如今要在上海吃到刀鱼也不容易了。我问过几家熟悉的上海鱼鲜餐馆老板,都说不敢备货,因价钱太高,但真要吃可以预定,只是一问价格,有的客人又会觉得何必非吃不可呢?我也一样,都在想又不是从前没吃过,人生有许多事,都不见得要永远拥有,刀鱼之情可待成追忆就罢了。

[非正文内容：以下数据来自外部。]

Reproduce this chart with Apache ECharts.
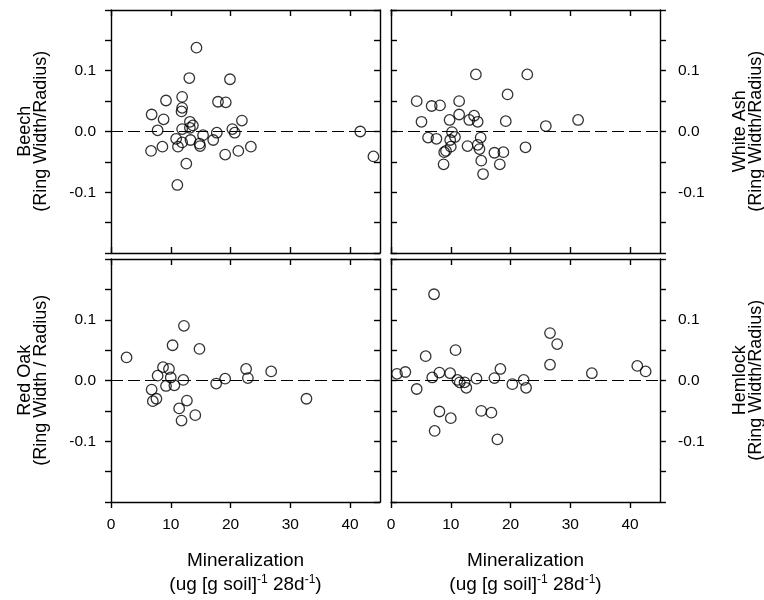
<!DOCTYPE html>
<html>
<head>
<meta charset="utf-8">
<script src="https://cdn.jsdelivr.net/npm/echarts@6/dist/echarts.min.js"></script>
<style>
html,body{margin:0;padding:0;background:#fff;}
#c{width:764px;height:600px;}
</style>
</head>
<body>
<div id="c"></div>
<script>
// ---- data (x: mineralization, y: ring width / radius) ----
const beech = [[14.3,0.138],[13.1,0.088],[19.9,0.086],[11.9,0.057],[9.2,0.051],[11.9,0.039],[11.8,0.033],[17.9,0.049],[19.2,0.048],[6.8,0.028],[8.8,0.020],[21.9,0.018],[13.2,0.016],[13.7,0.010],[7.8,0.002],[11.9,0.004],[13.2,0.006],[20.3,0.004],[20.7,-0.002],[17.7,-0.002],[15.4,-0.006],[10.9,-0.012],[17.1,-0.014],[13.3,-0.014],[11.9,-0.018],[14.8,-0.020],[14.9,-0.024],[11.2,-0.025],[8.6,-0.025],[6.7,-0.032],[21.3,-0.032],[23.4,-0.025],[19.1,-0.038],[12.6,-0.053],[11.1,-0.088],[41.7,0.0],[43.9,-0.041]];
const whiteAsh = [[14.2,0.094],[22.8,0.094],[19.5,0.061],[4.3,0.050],[6.8,0.042],[8.2,0.043],[11.4,0.050],[11.4,0.028],[13.9,0.026],[9.8,0.019],[13.1,0.019],[14.5,0.016],[5.1,0.016],[19.2,0.017],[31.3,0.019],[25.9,0.009],[10.2,-0.001],[10.7,-0.009],[6.2,-0.010],[7.6,-0.012],[9.9,-0.014],[15.0,-0.010],[12.8,-0.024],[14.5,-0.022],[10.0,-0.025],[14.8,-0.029],[22.5,-0.026],[9.2,-0.032],[8.9,-0.034],[17.3,-0.035],[18.8,-0.034],[15.1,-0.048],[8.8,-0.054],[18.2,-0.054],[15.4,-0.070]];
const redOak = [[2.6,0.038],[12.2,0.090],[10.3,0.058],[14.8,0.052],[8.7,0.022],[9.7,0.019],[7.8,0.008],[10.0,0.005],[12.1,0.001],[9.2,-0.009],[10.6,-0.008],[6.8,-0.015],[7.6,-0.030],[7.0,-0.034],[12.7,-0.033],[11.4,-0.046],[11.8,-0.066],[14.1,-0.057],[17.6,-0.005],[19.1,0.003],[22.6,0.019],[22.9,0.004],[26.8,0.015],[32.7,-0.030]];
const hemlock = [[7.2,0.142],[26.6,0.078],[27.8,0.060],[10.8,0.050],[5.8,0.040],[26.6,0.026],[41.2,0.024],[42.6,0.015],[33.6,0.012],[1.0,0.011],[2.4,0.014],[8.1,0.013],[9.9,0.012],[18.3,0.019],[6.9,0.005],[17.3,0.004],[14.3,0.003],[11.1,0.001],[11.5,-0.003],[12.3,-0.003],[22.2,0.001],[20.3,-0.006],[12.6,-0.012],[22.6,-0.012],[4.3,-0.014],[8.1,-0.051],[10.0,-0.062],[15.1,-0.050],[16.8,-0.053],[7.3,-0.083],[17.8,-0.097]];

const panelNames = ['Beech','White Ash','Red Oak','Hemlock'];
const panelUnits = ['(Ring Width/Radius)','(Ring Width/Radius)','(Ring Width / Radius)','(Ring Width/Radius)'];
const xRange = [0, 45];
const xStep = 10;
const xTicks = [0, 10, 20, 30, 40];
const yRange = [-0.2, 0.2];
const yStep = 0.1;
const refLine = 0;
const xTitle1 = 'Mineralization';
const xTitle2 = '(ug [g soil]{sup|-1} 28d{sup|-1})';

const FONT = '"Liberation Sans", Arial, Helvetica, sans-serif';
const TITLE_SIZE = 19;
const YTITLE_SIZE = 18;
const panels = [beech, whiteAsh, redOak, hemlock];

const grids = [
  {left:111, top:10, width:269, height:243},
  {left:391, top:10, width:269, height:243},
  {left:111, top:259, width:269, height:243},
  {left:391, top:259, width:269, height:243}
];
const lineStyle = {color:'#000', width:1.4};

const xAxes = [], yAxes = [], series = [];
grids.forEach((g, i) => {
  const isBottom = i >= 2;
  const isLeft = i % 2 === 0;
  xAxes.push({
    type:'value', gridIndex:i, position:'bottom', min:xRange[0], max:xRange[1], interval:xStep,
    axisLine:{show:true, onZero:false, lineStyle},
    axisTick:{show:true, inside:!isBottom, length:6, lineStyle, customValues:xTicks},
    axisLabel:{show:isBottom, margin:15, fontSize:15.5, color:'#000', fontFamily:FONT, customValues:xTicks},
    splitLine:{show:false}
  });
  xAxes.push({
    type:'value', gridIndex:i, position:'top', min:xRange[0], max:xRange[1], interval:xStep,
    axisLine:{show:true, onZero:false, lineStyle},
    axisTick:{show:true, inside:true, length:6, lineStyle, customValues:xTicks},
    axisLabel:{show:false}, splitLine:{show:false}
  });
  const mkY = (pos, labelled) => ({
    type:'value', gridIndex:i, position:pos, min:yRange[0], max:yRange[1], interval:yStep,
    axisLine:{show:true, onZero:false, lineStyle},
    axisTick:{show:true, inside:!labelled, length:6, lineStyle},
    minorTick:{show:true, splitNumber:2, length:6, lineStyle},
    axisLabel:{show:labelled, margin: pos==='left'?15:18, fontSize:15.5, color:'#000', fontFamily:FONT,
      showMinLabel:false, showMaxLabel:false, formatter:v => v.toFixed(1)},
    splitLine:{show:false}, minorSplitLine:{show:false}
  });
  yAxes.push(mkY(isLeft?'left':'right', true));
  yAxes.push(mkY(isLeft?'right':'left', false));
  series.push({
    type:'scatter', xAxisIndex:i*2, yAxisIndex:i*2, data:panels[i],
    symbol:'circle', symbolSize:10.5,
    itemStyle:{color:'rgba(255,255,255,0)', borderColor:'#000', borderWidth:1.3},
    markLine:{silent:true, symbol:'none', label:{show:false},
      lineStyle:{color:'#000', width:1.2, type:[12,5]},
      data:[{yAxis:refLine}]},
    z:3
  });
});

const graphic = [];
const yTitleLayout = [
  {x1:25, x2:41, y:131.3},
  {x1:740, x2:756, y:131.3},
  {x1:25, x2:41, y:380.3},
  {x1:740, x2:756, y:380.3}
];
yTitleLayout.forEach((p, i) => {
  graphic.push({type:'text', x:p.x1, y:p.y, rotation:Math.PI/2,
    style:{text:panelNames[i], fontSize:YTITLE_SIZE, fontFamily:FONT, fill:'#000', align:'center', verticalAlign:'middle'}});
  graphic.push({type:'text', x:p.x2, y:p.y, rotation:Math.PI/2,
    style:{text:panelUnits[i], fontSize:YTITLE_SIZE, fontFamily:FONT, fill:'#000', align:'center', verticalAlign:'middle'}});
});
[245.5, 525.5].forEach(cx => {
  graphic.push({type:'text', x:cx, y:561,
    style:{text:xTitle1, fontSize:TITLE_SIZE, fontFamily:FONT, fill:'#000', align:'center', verticalAlign:'middle'}});
  graphic.push({type:'text', x:cx, y:585,
    style:{text:xTitle2, fontSize:TITLE_SIZE, fontFamily:FONT, fill:'#000', align:'center', verticalAlign:'middle',
      rich:{sup:{fontSize:12, fontFamily:FONT, fill:'#000', padding:[0,0,10,0]}}}});
});

const chart = echarts.init(document.getElementById('c'), null, {renderer:'canvas'});
chart.setOption({
  animation:false,
  backgroundColor:'#fff',
  grid:grids,
  xAxis:xAxes,
  yAxis:yAxes,
  series:series,
  graphic:graphic
});
</script>
</body>
</html>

不到二三十年,许多海鲜的滋味都快成为天宝年间的事了,真是海洋与人类的悲歌。二十多年前香港人嗜吃的野生老鼠斑鱼,现在还有多少?之后香港人改吃野生青衣,现在也越来越难吃到了。日本人嗜吃如命的鲔鱼,已成为国际海洋保育人士呼吁禁捕禁吃的鱼种。台湾也被点名为恶名昭彰的将濒临绝种的鲨鱼鱼鳍加工成鱼翅的野蛮之乡。我在法国马赛旅行时,当地人也说地中海近海的鱼种凋零,原本著名的马赛鱼汤要用十来种杂鱼,现在已有近一半的鱼捕不到了。希腊、意大利、西班牙、葡萄牙的渔人说的都是一样的故事。海洋已越来越荒芜,人类的滥捕毁灭了自然的野性,现在美国生物基因科学家已经打算在鲑鱼身上进行人工基因改造,以养殖出更快长大肉更肥厚的鲑鱼,这样的鲑鱼还有味道吗?而现在的顾客还有多少人真正在乎味道呢?台湾人的“快炒一百”用大量的调味料去处理养殖鱼鲜,我们吃的究竟是鱼鲜还是调味料?